Sounds like the early '80s...
Michael Stack | North Chelmsford, MA USA | 10/13/2005
(3 out of 5 stars)

"One of those albums you'd like to love more than you actually do, Pharoah Sanders' "Shukuru" is noteworthy as being the album that reunited Sanders with vocalist Leon Thomas, who sang on some of Sanders' most indearing and powerful compositions-- among them the legendary "The Creator Has a Masterplan".

Thomas actually only joins the band (William Henderson on keyboard, Ray Drummond on bass and Idris Muhammed on drums) on two tracks-- "Mas in Brooklyn (Highlife)" and "Sun Song". The former gets a full calyso reading complete with steel drum sounds and chanted vocals traded between Sanders and Thomas. It's a lot of fun, but by and large, throwaway. The latter is one of the true gems on the album-- a pretty ballad that serves as both a launching point for Sanders' best balladry and Thomas' vocal, with the latter soaring in his upper register wordlessly between verses intoned in his trademark baritone. It's by and large simply stunning.

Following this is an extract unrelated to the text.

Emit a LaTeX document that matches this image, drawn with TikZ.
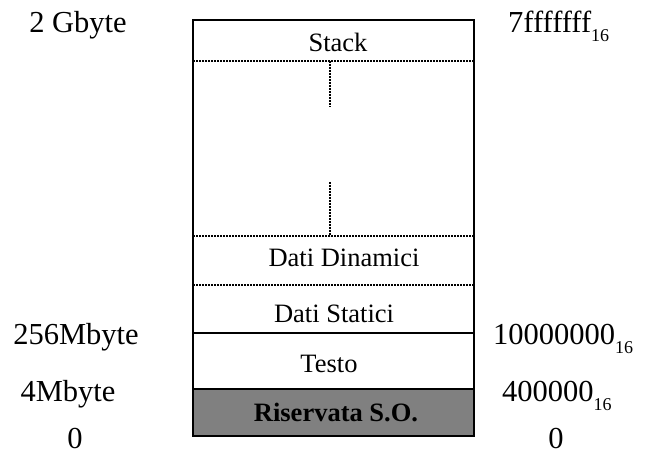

The rest of the record has got its issues however, and by and large this comes in the part of Henderson's synthesizer-- while his piano tone is virtually indistinguishable from an acoustic piano, several tracks receive irritating synth vocals or strings (it's really hard to tell which, it's fairly indistinct and obnoxious), mangling otherwise fine performances of traditional tenor feature "Body and Soul", Sanders-penned "Jitu" (although admittedly the leader manages such a powerful solo it gets past it) and an absolutely breathtaking reading of "Too Young to Go Steady". In fact, were these synths absent, I suspect I'd think much higher of the album, but they're so intrusive they disturb my ability to enjoy this. At least opener "Shukuru" and closing funereal piece "For Big George" are spared this as the use of synths of them are far more tasteful (although one questions Sanders' choice to intone his wife's name over the former's smokey lines, but that's another story).

In the end, it's an album that comes from its era-- five stars if it didn't have irritating synths, Sanders is in top form and several of the pieces are superb."